If you find that you want a framework (which may be inevitable), give Mithril.js a shot. It's very unopinionated.
These days I tend to only use esbuild. For testing, I use my own homerolled test utility and the built-in Node.js assert module, or uvu.
> It sounds like you were trying to use a bunch of tools without understanding what the tools actually do.
That's true, so far I've only interacted with these tools in vue-cli-generated projects and the like.
I'm not sure if "framework-less" is the right term even. I'd like to be able whip up quick UIs with a few libraries where needed without too much unnecessary complexity. I find there's little benefit in forcing simple UIs into Vue components, but juggling libraries without npm/yarn is cumbersome, too.
I'll have a look at Vite and Mithril.js, thanks for the pointers!

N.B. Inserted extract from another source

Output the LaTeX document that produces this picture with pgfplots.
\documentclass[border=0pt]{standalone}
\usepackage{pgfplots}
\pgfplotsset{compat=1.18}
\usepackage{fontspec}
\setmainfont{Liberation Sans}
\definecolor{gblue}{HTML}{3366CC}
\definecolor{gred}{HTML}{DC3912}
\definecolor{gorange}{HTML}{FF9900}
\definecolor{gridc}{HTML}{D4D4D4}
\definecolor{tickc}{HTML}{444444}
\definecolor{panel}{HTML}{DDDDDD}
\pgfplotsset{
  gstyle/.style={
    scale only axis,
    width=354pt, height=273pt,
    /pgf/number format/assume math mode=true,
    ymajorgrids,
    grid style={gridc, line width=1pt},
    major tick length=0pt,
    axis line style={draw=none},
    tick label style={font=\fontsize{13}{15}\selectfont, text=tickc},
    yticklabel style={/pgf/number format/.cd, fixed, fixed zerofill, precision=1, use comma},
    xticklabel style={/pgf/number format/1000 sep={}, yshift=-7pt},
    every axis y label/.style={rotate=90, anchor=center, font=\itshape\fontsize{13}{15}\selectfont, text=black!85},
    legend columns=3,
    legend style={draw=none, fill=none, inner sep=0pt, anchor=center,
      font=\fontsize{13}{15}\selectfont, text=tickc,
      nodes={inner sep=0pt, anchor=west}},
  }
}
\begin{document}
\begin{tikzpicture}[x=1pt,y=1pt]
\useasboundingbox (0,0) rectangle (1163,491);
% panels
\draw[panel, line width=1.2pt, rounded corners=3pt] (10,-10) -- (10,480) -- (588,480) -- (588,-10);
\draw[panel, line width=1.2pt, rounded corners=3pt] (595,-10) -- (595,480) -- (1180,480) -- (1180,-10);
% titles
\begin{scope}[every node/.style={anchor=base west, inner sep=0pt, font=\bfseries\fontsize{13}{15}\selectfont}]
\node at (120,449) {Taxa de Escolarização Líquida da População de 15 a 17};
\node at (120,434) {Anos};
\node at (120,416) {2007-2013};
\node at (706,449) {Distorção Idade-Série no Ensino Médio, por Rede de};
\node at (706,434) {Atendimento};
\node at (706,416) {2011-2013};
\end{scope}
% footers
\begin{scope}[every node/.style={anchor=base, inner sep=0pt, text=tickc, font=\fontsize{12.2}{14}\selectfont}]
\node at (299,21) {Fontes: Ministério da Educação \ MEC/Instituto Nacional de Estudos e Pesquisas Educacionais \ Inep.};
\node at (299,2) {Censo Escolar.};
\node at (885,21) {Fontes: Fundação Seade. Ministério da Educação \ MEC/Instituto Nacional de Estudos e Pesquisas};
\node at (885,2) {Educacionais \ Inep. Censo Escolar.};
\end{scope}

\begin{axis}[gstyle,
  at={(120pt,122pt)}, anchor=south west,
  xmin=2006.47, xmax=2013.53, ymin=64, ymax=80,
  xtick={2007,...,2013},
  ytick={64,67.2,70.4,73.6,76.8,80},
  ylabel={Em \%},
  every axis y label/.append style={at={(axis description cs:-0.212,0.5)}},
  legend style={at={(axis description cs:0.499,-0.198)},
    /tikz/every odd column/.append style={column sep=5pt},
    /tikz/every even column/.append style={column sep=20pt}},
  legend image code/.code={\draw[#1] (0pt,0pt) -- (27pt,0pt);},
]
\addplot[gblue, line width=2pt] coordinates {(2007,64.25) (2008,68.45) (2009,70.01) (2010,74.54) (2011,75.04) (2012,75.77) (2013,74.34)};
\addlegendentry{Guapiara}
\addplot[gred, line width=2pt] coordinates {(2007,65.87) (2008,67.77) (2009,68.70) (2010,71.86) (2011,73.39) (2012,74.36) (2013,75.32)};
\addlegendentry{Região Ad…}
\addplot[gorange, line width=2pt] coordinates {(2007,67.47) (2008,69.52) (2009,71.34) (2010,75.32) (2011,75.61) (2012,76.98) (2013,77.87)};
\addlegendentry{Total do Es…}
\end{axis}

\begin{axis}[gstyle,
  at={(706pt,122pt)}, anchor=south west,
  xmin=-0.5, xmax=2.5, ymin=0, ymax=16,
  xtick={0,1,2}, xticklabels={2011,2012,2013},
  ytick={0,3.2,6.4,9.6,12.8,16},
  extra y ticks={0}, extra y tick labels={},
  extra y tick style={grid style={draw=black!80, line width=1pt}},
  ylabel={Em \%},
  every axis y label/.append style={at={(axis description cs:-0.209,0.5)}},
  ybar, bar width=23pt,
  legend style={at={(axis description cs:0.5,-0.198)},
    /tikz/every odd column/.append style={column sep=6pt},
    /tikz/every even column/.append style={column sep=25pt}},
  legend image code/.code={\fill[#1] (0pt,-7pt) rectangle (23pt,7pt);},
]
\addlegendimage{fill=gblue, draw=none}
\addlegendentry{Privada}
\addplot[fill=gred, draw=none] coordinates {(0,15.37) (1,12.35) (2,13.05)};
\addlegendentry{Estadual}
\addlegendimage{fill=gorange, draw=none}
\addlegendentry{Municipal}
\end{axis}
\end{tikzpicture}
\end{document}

I've had some success with npm, snowpack, mocha, typescript as that sort of stack for more "vanilla" efforts that feel rather more "modern". I think mocha is easier and cleaner than jest. I like keeping all of my transpilation to just Typescript without needing a massive Babel install/pipeline. snowpack (https://www.snowpack.dev/) right now I think is in a sweet spot of a better "ES Module native" developer experience than webpack and has better defaults when left unconfigured. (So much so that while there are snowpack templates/generators provided by the project I mostly don't use them other than for reference.)
Why can't you use npm modules via a CDN like https://unpkg.com/? Add a JS file that downloads whatever package you need and then use them in that JS file? Have your HTML page load that file via a script tag (you can also have the HTML file load the packages in a script tag) and then you're off to the races.

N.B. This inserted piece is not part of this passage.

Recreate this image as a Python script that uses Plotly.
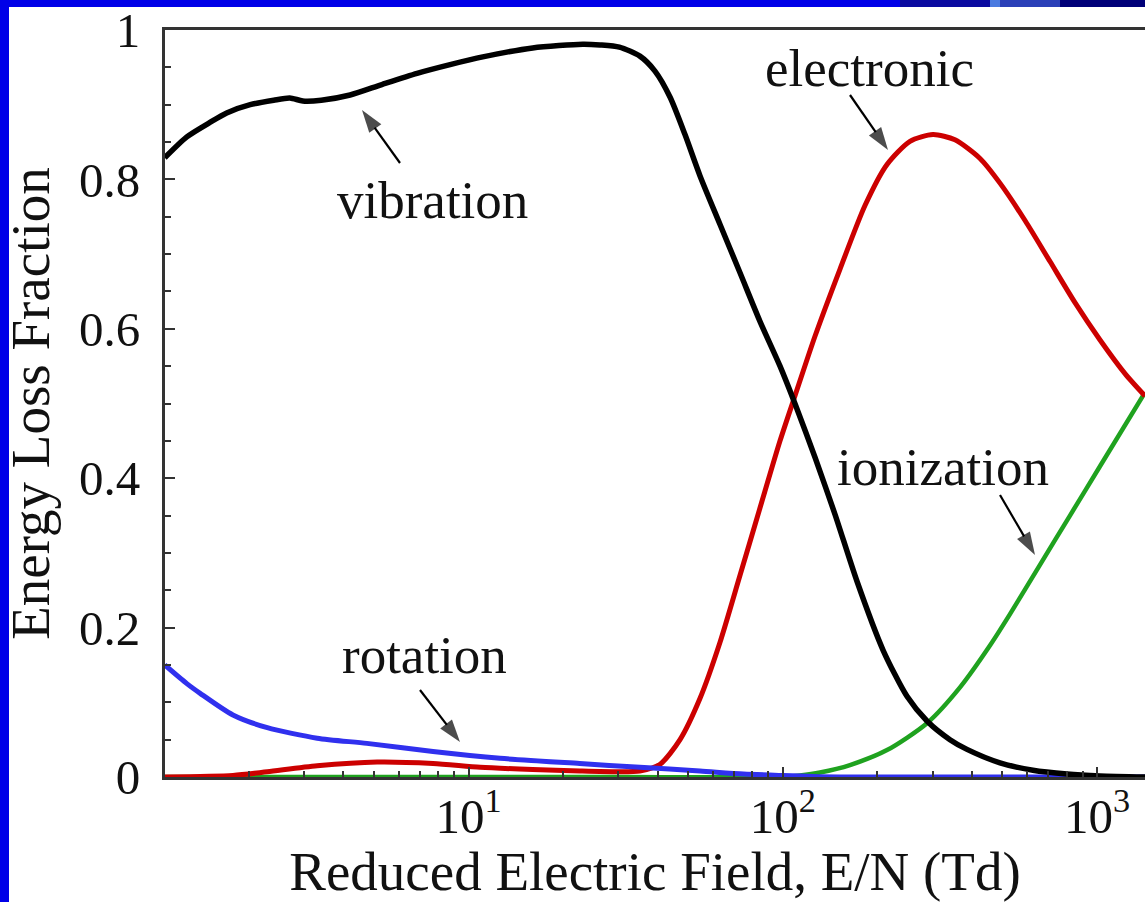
import plotly.graph_objects as go

# ---------------- data (E/N in Td, energy loss fraction) ----------------
vib_x = [1.08, 1.27, 1.50, 1.70, 2.02, 2.40, 2.70, 2.97, 3.4, 4.20, 5.3, 6.86, 8.8, 11.1,
         16.0, 23.1, 26.2, 30.2, 35.1, 39.2, 43.8, 48.85, 54.5, 63.1, 73.1, 84.6, 98.0,
         109.3, 126.6, 146.5, 172.2, 208.4, 248.4, 287.6, 340.4, 385.6, 491, 625, 802,
         1022, 1421]
vib_y = [0.829, 0.857, 0.876, 0.889, 0.900, 0.906, 0.909, 0.905, 0.906, 0.913, 0.927, 0.942,
         0.954, 0.964, 0.976, 0.981, 0.980, 0.977, 0.965, 0.945, 0.910, 0.860, 0.805,
         0.740, 0.675, 0.610, 0.550, 0.500, 0.428, 0.352, 0.262, 0.170, 0.108, 0.075,
         0.050, 0.037, 0.019, 0.009, 0.004, 0.0015, 0.0]

ele_x = [1.08, 1.78, 2.29, 3.30, 5.12, 7.71, 10.9, 16.0, 22.6, 30.0, 35.1, 40.7, 47.1,
         54.5, 63.1, 73.1, 84.6, 98.0, 109.3, 126.6, 152.1, 182.6, 214.6, 253.9, 300.5,
         353.1, 424.2, 491, 590, 708.5, 850.7, 1022, 1227, 1421]
ele_y = [0.0, 0.002, 0.007, 0.015, 0.020, 0.018, 0.013, 0.010, 0.008, 0.007, 0.008, 0.017,
         0.050, 0.105, 0.180, 0.270, 0.360, 0.450, 0.510, 0.590, 0.680, 0.765, 0.820,
         0.851, 0.860, 0.853, 0.828, 0.795, 0.745, 0.690, 0.635, 0.585, 0.540, 0.510]

ion_x = [1.08, 30, 100, 113.4, 131.3, 163.6, 214.6, 287.6, 366.3, 456.2, 528.3, 658.1,
         820.0, 1021.7, 1421]
ion_y = [0.0, 0.0, 0.0, 0.002, 0.006, 0.016, 0.036, 0.072, 0.120, 0.176, 0.218, 0.284,
         0.350, 0.416, 0.515]

rot_x = [1.08, 1.27, 1.40, 1.78, 2.29, 3.30, 4.75, 7.71, 12.6, 22.6, 35.1, 54.5, 75, 100,
         130, 170, 400, 1421]
rot_y = [0.150, 0.125, 0.112, 0.083, 0.066, 0.052, 0.045, 0.034, 0.025, 0.018, 0.013, 0.008,
         0.004, 0.002, 0.0005, 0.0, 0.0, 0.0]

y_ticks = [0, 0.2, 0.4, 0.6, 0.8, 1.0]
y_ticktext = ["0", "0.2", "0.4", "0.6", "0.8", "1"]
x_ticks = [10, 100, 1000]
x_ticktext = ["10<sup>1</sup>", "10<sup>2</sup>", "10<sup>3</sup>"]
x_minor = [m * 10 ** e for e in range(0, 4) for m in range(2, 10)]

FONT = "Liberation Serif, Times New Roman, serif"

fig = go.Figure()
series = [
    ("ionization", ion_x, ion_y, "#1fa21f", 4.5),
    ("electronic", ele_x, ele_y, "#cc0000", 5),
    ("rotation", rot_x, rot_y, "#3030ee", 5),
    ("vibration", vib_x, vib_y, "#000000", 5.5),
]
for name, xs, ys, col, w in series:
    fig.add_trace(go.Scatter(x=xs, y=ys, mode="lines", name=name,
                             line=dict(color=col, width=w, shape="spline", smoothing=0.7)))

# plot-area geometry (pixels) for helper conversions
L, R, T, B = 165, 1145, 30, 777
XL, XR = 0.0343, 3.1525


def px2log(px):
    return XL + (px - L) / (R - L) * (XR - XL)


def px2x(px):
    return 10 ** px2log(px)


def py2y(py):
    return (B - py) / (B - T)


labels = [
    ("vibration", 432, 200, 362, 110, 400, 163),
    ("electronic", 869, 68, 888, 150, 850, 95),
    ("ionization", 943, 467, 1035, 555, 1000, 495),
    ("rotation", 424, 655, 460, 742, 420, 690),
]
for txt, tx, ty, hx, hy, sx, sy in labels:
    fig.add_annotation(x=px2log(tx), y=py2y(ty), xref="x", yref="y", text=txt,
                       showarrow=False, font=dict(family=FONT, size=53, color="#111"),
                       xanchor="center", yanchor="middle")
    fig.add_trace(go.Scatter(x=[px2x(sx), px2x(hx)], y=[py2y(sy), py2y(hy)],
                             mode="lines+markers", showlegend=False, hoverinfo="skip",
                             line=dict(color="#000", width=2.2),
                             marker=dict(symbol="arrow", angleref="previous",
                                         size=[0, 24], color="#000",
                                         line=dict(width=0)),
                             cliponaxis=False))

# slide frame (blue) drawn as shapes in paper coordinates


def xp(px):
    return (px - L) / (R - L)


def yp(py):
    return (B - py) / (B - T)


frame = [
    (0, 0, 9, 902, "#0000e8"),
    (0, 0, 900, 7, "#0000e8"),
    (900, 0, 990, 7, "#0a0aa0"),
    (990, 0, 1000, 7, "#4a7ae0"),
    (1000, 0, 1060, 7, "#2a40b8"),
    (1060, 0, 1145, 7, "#000078"),
]
for x0, y0, x1, y1, c in frame:
    fig.add_shape(type="rect", xref="paper", yref="paper", x0=xp(x0), x1=xp(x1),
                  y0=yp(y1), y1=yp(y0), fillcolor=c, line=dict(width=0), layer="above")

axis_common = dict(showline=True, linecolor="#333333", linewidth=3, ticks="inside",
                   tickcolor="#333333", tickwidth=2, ticklen=10, showgrid=False,
                   zeroline=False, tickfont=dict(family=FONT, size=49, color="#111"))

fig.update_xaxes(type="log", range=[XL, XR], tickmode="array", tickvals=x_ticks,
                 ticktext=x_ticktext, mirror=True, ticklabelstandoff=-6,
                 minor=dict(ticks="inside", ticklen=6, tickcolor="#333333", tickwidth=1.5,
                            tickmode="array", tickvals=x_minor, showgrid=False),
                 title=dict(text="Reduced Electric Field, E/N (Td)", standoff=4,
                            font=dict(family=FONT, size=55, color="#111")),
                 **axis_common)
fig.update_yaxes(range=[0, 1], tickmode="array", tickvals=y_ticks, ticktext=y_ticktext,
                 ticklabelstandoff=12,
                 minor=dict(ticks="inside", ticklen=6, tickcolor="#333333", tickwidth=1.5,
                            dtick=0.05, showgrid=False),
                 title=dict(text="Energy Loss Fraction", standoff=18,
                            font=dict(family=FONT, size=55, color="#111")),
                 **axis_common)

fig.update_layout(width=1145, height=902, autosize=False,
                  margin=dict(l=L, r=1145 - R, t=T, b=902 - B, pad=0),
                  paper_bgcolor="white", plot_bgcolor="white", showlegend=False)

fig.write_html("out.html")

That's what I did before npm came around, but proper package management, hot reload, test runners etc. are creature comforts I'd hate to do without these days. Keeping dependencies up to date when getting them from a CDN is pretty cumbersome.
I think what you're missing here is that as soon as you start answering the questions necessary to get those tools to work together right (for example: how do you split files? how does your routing work? how does injecting replacement code for hot reload work?), you end up with a framework.
Of course any plain JS app I'd write would end up being a kind of nano-framework; for me, the difference is in the unnecessary complexity this approach would avoid. Vue, React etc. bring a lot to the table; sometimes I'd rather just write that tiny, less-than-ideal nano-framework because it's good enough and pulling in tons of dependencies feels unnecessary and might actually increase my app's attack surface. I'd like to keep the creature comforts of npm/yarn etc. though.